Regarding invariance…. The
Regarding invariance....The latest RP 60 attacks the concept, but there may be a point here. The proletarian condition may vary in detail in time and place, but essentially it does not change. It is exploited. It is powerless in terms of the official structure.It is in antagonism with all of capitalist socety. Now, the fluctuations in daily conditions faced by individual workers will make them more or less inclined to embrace the fundamental critique posited by revolutionaries, but I think they should not constitute that critique. The trap is a Byzantine intellectual construction, possibly frequently anchored in reference to concrete reality, yet unfocused, bulky, unweildy, bend the capacity of the capitalist-blinkered mindset. Rather the focus needs to be on a core 'intense' message which is able to be easily diseminated. The construction of such a message can be the result of profound reflection, but one aspect is a 'public face', the latter, internal to the organistion.Also in RP 60, I was unsure about the concluding part of the Onrato Damen article. The concept of proletarian dictatorship =party dictatorship seemed wrapped in an opaque cover and the current TCI position was not made explicit.
Following Cleishbotham's
Following Cleishbotham's comment of 2011-09-04, it is instructive to read such comments by those deeply knowledgable in the history of the communist left. How many workers today have come to know what is being talked about ?
Anyone new to trying to fathom what has been going on so far as 'the creation of the International Communist Party' is concerned, should note that there are two - or more. The website names of two of them slightly vary, in that one has the three words run together without spaces, whereas the other one's words are separated by hyphens.
Thus the website internationalcommunistparty.org has articles under Internationalist papers, which I am finding well worth reading.
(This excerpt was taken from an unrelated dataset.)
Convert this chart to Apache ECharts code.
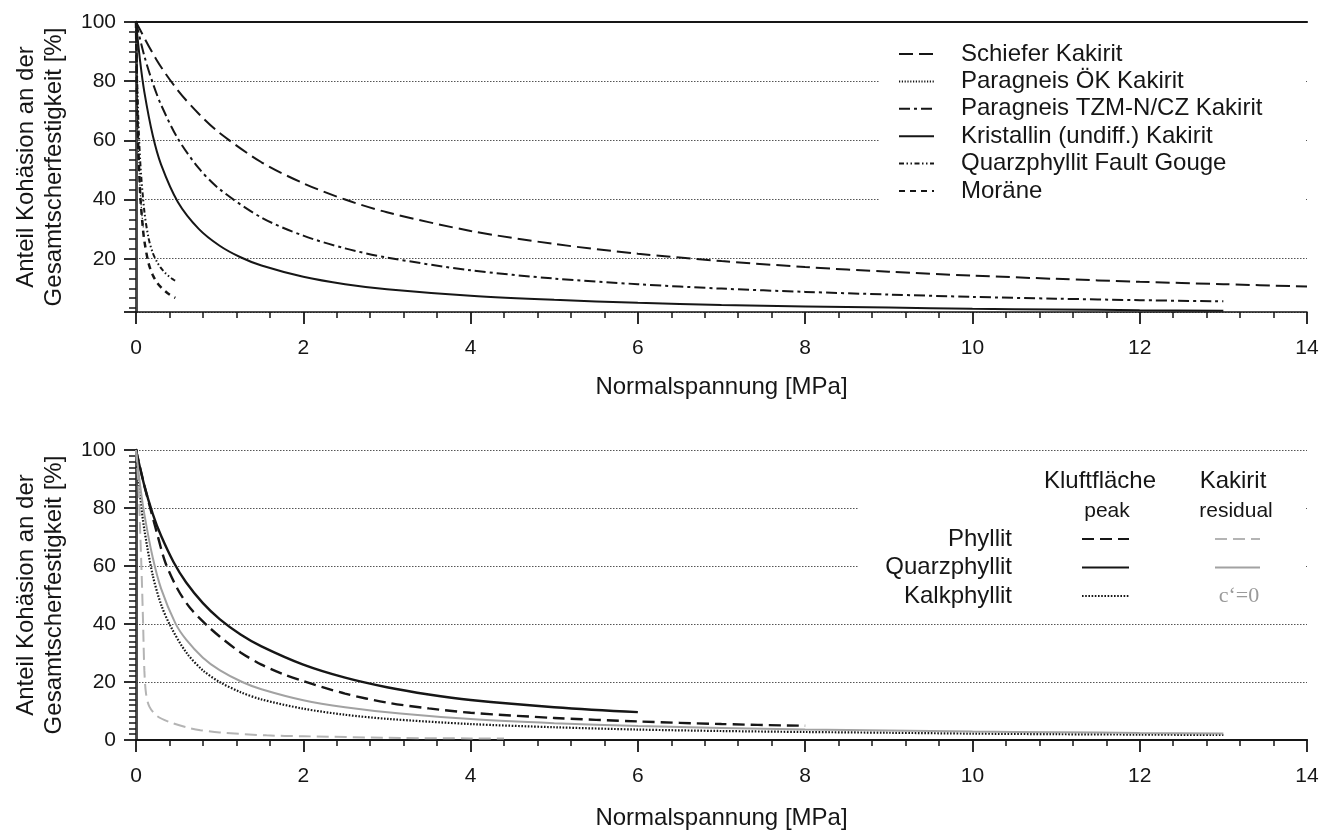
<!DOCTYPE html>
<html><head><meta charset="utf-8">
<script src="https://cdn.jsdelivr.net/npm/echarts@6/dist/echarts.min.js"></script>
<style>html,body{margin:0;padding:0;background:#fff}#c{width:1335px;height:831px}</style>
</head><body><div id="c"></div><script>
// ---------- texts ----------
const xName = 'Normalspannung [MPa]';
const yName = 'Anteil Kohäsion an der\nGesamtscherfestigkeit [%]';
const topNames = ['Schiefer Kakirit', 'Paragneis ÖK Kakirit', 'Paragneis TZM-N/CZ Kakirit',
  'Kristallin (undiff.) Kakirit', 'Quarzphyllit Fault Gouge', 'Moräne'];
const rockNames = ['Phyllit', 'Quarzphyllit', 'Kalkphyllit'];
const residualNames = ['Phyllit residual', 'Quarzphyllit residual'];
const headerTexts = ['Kluftfläche', 'Kakirit', 'peak', 'residual', 'c‘=0'];

// ---------- top chart data [Normalspannung MPa, Anteil %] ----------
const schiefer = [[0,100],[0.25,87],[0.5,76.9],[0.75,69],[1,62.5],[1.5,52.6],[2,45.5],[2.5,40],[3,35.7],
  [4,29.4],[5,25],[6,21.7],[7,19.2],[8,17.2],[9,15.6],[10,14.3],[11,13.2],[12,12.2],[13,11.4],[14,10.6]];
const paragneisOK = [[0,100],[0.01,80],[0.02,66],[0.03,56],[0.05,43],[0.07,35],[0.09,30]];
const paragneisTZM = [[0,100],[0.1,88.5],[0.2,79.4],[0.3,72],[0.5,60.6],[0.75,50.6],[1,43.5],[1.5,33.9],
  [2,27.8],[2.5,23.5],[3,20.4],[4,16.1],[5,13.3],[6,11.4],[7,9.9],[8,8.8],[9,7.9],[10,7.1],[11,6.5],[12,6],[13,5.6]];
const kristallin = [[0,100],[0.05,86.6],[0.1,76.3],[0.2,61.7],[0.3,51.8],[0.5,39.2],[0.75,30.1],[1,24.4],
  [1.25,20.5],[1.5,17.7],[2,13.9],[2.5,11.4],[3,9.7],[4,7.5],[5,6.1],[6,5.1],[7,4.4],[8,3.9],[9,3.5],
  [10,3.1],[11,2.85],[12,2.6],[13,2.4]];
const quarzFG = [[0,100],[0.02,74],[0.05,53],[0.1,36],[0.15,27],[0.2,22],[0.25,19],[0.3,16.8],[0.35,15.2],
  [0.4,13.9],[0.45,12.9],[0.49,12.2]];
const moraene = [[0,100],[0.02,65],[0.05,42],[0.08,31],[0.1,26],[0.15,18.5],[0.2,14.5],[0.25,12],[0.3,10.3],
  [0.35,9],[0.4,7.9],[0.47,6.8]];

// ---------- bottom chart data ----------
const phyllitPeak = [[0,100],[0.1,87.7],[0.17,80],[0.25,71.4],[0.35,61.3],[0.5,51.9],[0.65,45.4],[0.85,39.5],
  [1,35.7],[1.25,30.2],[1.5,26],[1.75,22.8],[2,20.3],[2.5,16],[3,12.9],[3.5,10.9],[4,9.4],[5,7.6],[6,6.4],
  [7,5.5],[8,4.9]];
const quarzPeak = [[0,100],[0.1,87.7],[0.2,78],[0.3,70.4],[0.45,61.3],[0.6,54.3],[0.8,47.2],[1,41.7],
  [1.25,36.4],[1.5,32.3],[2,26],[2.5,21.5],[3,18.2],[3.5,15.7],[4,13.8],[5,11.3],[6,9.6]];
const kalkPeak = [[0,100],[0.05,84],[0.1,72.5],[0.2,56.8],[0.3,46.7],[0.41,39.4],[0.6,30.2],[0.8,24],[1,20],
  [1.25,16.5],[1.5,14],[2,10.8],[2.5,8.7],[3,7.3],[4,5.5],[5,4.4],[6,3.6],[7,3.1],[8,2.76],[9,2.5],[10,2.2],
  [11,2],[12,1.86],[13,1.72]];
const phyllitResidual = [[0,100],[0.03,88],[0.05,72],[0.07,55],[0.085,40],[0.1,24],[0.12,16],[0.16,11.5],
  [0.25,8.3],[0.4,6.2],[0.6,4.4],[0.77,3.4],[1,2.6],[1.56,1.6],[2,1.3],[3.16,0.7],[4,0.55],[4.4,0.5]];
const quarzResidual = [[0,100],[0.05,87.7],[0.1,77.8],[0.2,62.9],[0.3,52.2],[0.47,40.3],[0.6,34.6],[0.8,28.4],
  [1,24.1],[1.27,20],[1.5,17.5],[2,13.7],[2.5,11.3],[3.16,9.1],[4,7.2],[5,5.8],[6,4.8],[7,4.15],[8,3.6],
  [9,3.3],[10,2.9],[11,2.7],[12,2.4],[13,2.25]];

const FONT = 'Liberation Sans, Arial, sans-serif';
const INK = '#161616';

function line(name, data, idx, color, width, dash) {
  return {
    name, type: 'line', data, xAxisIndex: idx * 2, yAxisIndex: idx * 2,
    symbol: 'none', showSymbol: false, smooth: 0.3, silent: true,
    lineStyle: { color, width, type: dash }, itemStyle: { color }, z: 3
  };
}

function xAxes(gi, gap) {
  return [{
    gridIndex: gi, type: 'value', min: 0, max: 14, interval: 2, position: 'bottom',
    axisLine: { lineStyle: { color: INK, width: 1.5 } },
    axisTick: { length: 12, lineStyle: { color: INK, width: 1.8 } },
    minorTick: { show: true, splitNumber: 5, length: 6, lineStyle: { color: INK, width: 1.5 } },
    axisLabel: { fontSize: 21, margin: 26, color: INK, fontFamily: FONT },
    splitLine: { show: false },
    name: xName, nameLocation: 'middle', nameGap: gap,
    nameTextStyle: { fontSize: 24, color: INK, fontFamily: FONT }
  }, {
    gridIndex: gi, type: 'value', min: 0, max: 14, position: 'top',
    axisLine: { lineStyle: { color: INK, width: 2.2 } },
    axisTick: { show: false }, axisLabel: { show: false }, splitLine: { show: false }
  }];
}

function yAxes(gi, min, minorSplit) {
  return [{
    gridIndex: gi, type: 'value', min, max: 100, splitNumber: 5, position: 'left',
    axisLine: { lineStyle: { color: INK, width: 2.5 } },
    axisTick: { length: 12, lineStyle: { color: INK, width: 1.8 } },
    minorTick: { show: true, splitNumber: minorSplit, length: 7, lineStyle: { color: INK, width: 1.5 } },
    axisLabel: { fontSize: 21, margin: 20, color: INK, fontFamily: FONT, showMinLabel: min === 0 },
    splitLine: { show: true, lineStyle: { color: '#555', width: 1, type: [1.5, 1.5] } },
    name: yName, nameLocation: 'middle', nameGap: 68,
    nameTextStyle: { fontSize: 24, lineHeight: 28, color: INK, fontFamily: FONT, align: 'center' }
  }, {
    gridIndex: gi, type: 'value', min, max: 100, position: 'right',
    axisLine: { lineStyle: { color: '#444', width: 1 } },
    axisTick: { show: false }, axisLabel: { show: false }, splitLine: { show: false }
  }];
}

const legendText = { fontSize: 24, color: INK, fontFamily: FONT };
const noSymbol = { opacity: 0 };

const option = {
  animation: false,
  backgroundColor: '#fff',
  textStyle: { fontFamily: FONT },
  grid: [
    { left: 136, right: 28, top: 22, height: 290 },
    { left: 136, right: 28, top: 450, height: 292 }
  ],
  xAxis: [...xAxes(0, 63), ...xAxes(1, 66)],
  yAxis: [...yAxes(0, 2, 6), ...yAxes(1, 0, 10)],
  legend: [{
    data: topNames, orient: 'vertical', left: 898, top: 42, padding: 0,
    itemWidth: 35, itemHeight: 14, itemGap: 3.4, selectedMode: false, itemStyle: noSymbol,
    textStyle: Object.assign({ padding: [0, 0, 0, 22] }, legendText)
  }, {
    data: rockNames, orient: 'vertical', align: 'right', right: 205, top: 527, padding: 0,
    itemWidth: 47, itemHeight: 14, itemGap: 4.5, selectedMode: false, itemStyle: noSymbol,
    textStyle: Object.assign({ padding: [0, 65, 0, 0] }, legendText)
  }, {
    data: residualNames, orient: 'vertical', align: 'right', right: 74, top: 527, padding: 0,
    itemWidth: 45, itemHeight: 14, itemGap: 4.5, selectedMode: false, itemStyle: noSymbol,
    formatter: () => ' ', textStyle: legendText
  }],
  graphic: [
    { type: 'rect', z: 1, silent: true, shape: { x: 880, y: 36, width: 425, height: 182 }, style: { fill: '#fff' } },
    { type: 'rect', z: 1, silent: true, shape: { x: 858, y: 462, width: 447, height: 150 }, style: { fill: '#fff' } },
    { type: 'text', z: 5, x: 1100, y: 481, style: { text: headerTexts[0], fill: INK, font: '24px ' + FONT, textAlign: 'center', textVerticalAlign: 'middle' } },
    { type: 'text', z: 5, x: 1233, y: 481, style: { text: headerTexts[1], fill: INK, font: '24px ' + FONT, textAlign: 'center', textVerticalAlign: 'middle' } },
    { type: 'text', z: 5, x: 1107, y: 511, style: { text: headerTexts[2], fill: INK, font: '21px ' + FONT, textAlign: 'center', textVerticalAlign: 'middle' } },
    { type: 'text', z: 5, x: 1236, y: 511, style: { text: headerTexts[3], fill: INK, font: '21px ' + FONT, textAlign: 'center', textVerticalAlign: 'middle' } },
    { type: 'text', z: 5, x: 1239, y: 596, style: { text: headerTexts[4], fill: '#9a9a9a', font: '22px Liberation Serif, serif', textAlign: 'center', textVerticalAlign: 'middle' } }
  ],
  series: [
    line(topNames[0], schiefer, 0, INK, 2, [14, 6]),
    line(topNames[1], paragneisOK, 0, INK, 1.2, [1.2, 1.6]),
    line(topNames[2], paragneisTZM, 0, INK, 2, [11, 4, 3, 4]),
    line(topNames[3], kristallin, 0, INK, 2, 'solid'),
    line(topNames[4], quarzFG, 0, INK, 2, [5, 2.5, 1.5, 2.5, 1.5, 2.5]),
    line(topNames[5], moraene, 0, INK, 2.5, [6, 5]),
    line(rockNames[0], phyllitPeak, 1, INK, 2.4, [12, 6]),
    line(rockNames[1], quarzPeak, 1, INK, 2.4, 'solid'),
    line(rockNames[2], kalkPeak, 1, INK, 2.2, [1.6, 1.6]),
    line(residualNames[0], phyllitResidual, 1, '#b4b4b4', 2, [12, 6]),
    line(residualNames[1], quarzResidual, 1, '#a2a2a2', 2, 'solid')
  ]
};

const chart = echarts.init(document.getElementById('c'), null, { renderer: 'canvas' });
chart.setOption(option);
</script></body></html>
The website international-communist-party.org has many articles and details of many in the journal 'Communist Left', also of considerable interest.
The question of how soon the working class needs a party and of how it should be formed remain lacking in agreed answers, which doesn't seem to be of much help so far. Help for whom?! - For the working class and for those grappling with struggle to sort out our thinking. Cheers.
Thanks for the sharper
Thanks for the sharper analysis.
I am going to say that the upper limit of consciousness on a mass scale in the absence of the revolutionary party may in fact go beyond trade union consciousness (is this exactly quantified?) but will still fall short of the consciousness required for a successful revolutionary outcome. The vacuum will be filled by an organised capitalist current.
The class party is a result of the class struggle, it may well contain elements from social strata other than the proletariat but must exert deep influence on the class for a positive outcome. The process of formation and extending the influence of the class party is a practical and theoretical process in no way divorced from the class struggle, but without the struggle for the party, the class struggle will be in vain as the capitalist crisis inevitably means that regardless of the depth and intensity of the defense struggle, the proletarian condition can only deteriorate.
Regardless of semantic arguments concerning the precise quality of proletarian consciousness, there is a dividing line here.
NO REVOLUTIONARY PARTY = NO REVOLUTION
Hopefully that cuts the Gordian knot.
It also follows that our purpose as an organisation is not to act as a cheerleader for the working class in general to stand up for itself, but to provide a reference point for the minority who are in the process of breaking with capitalism and to propagate that perspective and the need for an organised mechanism for that purpose.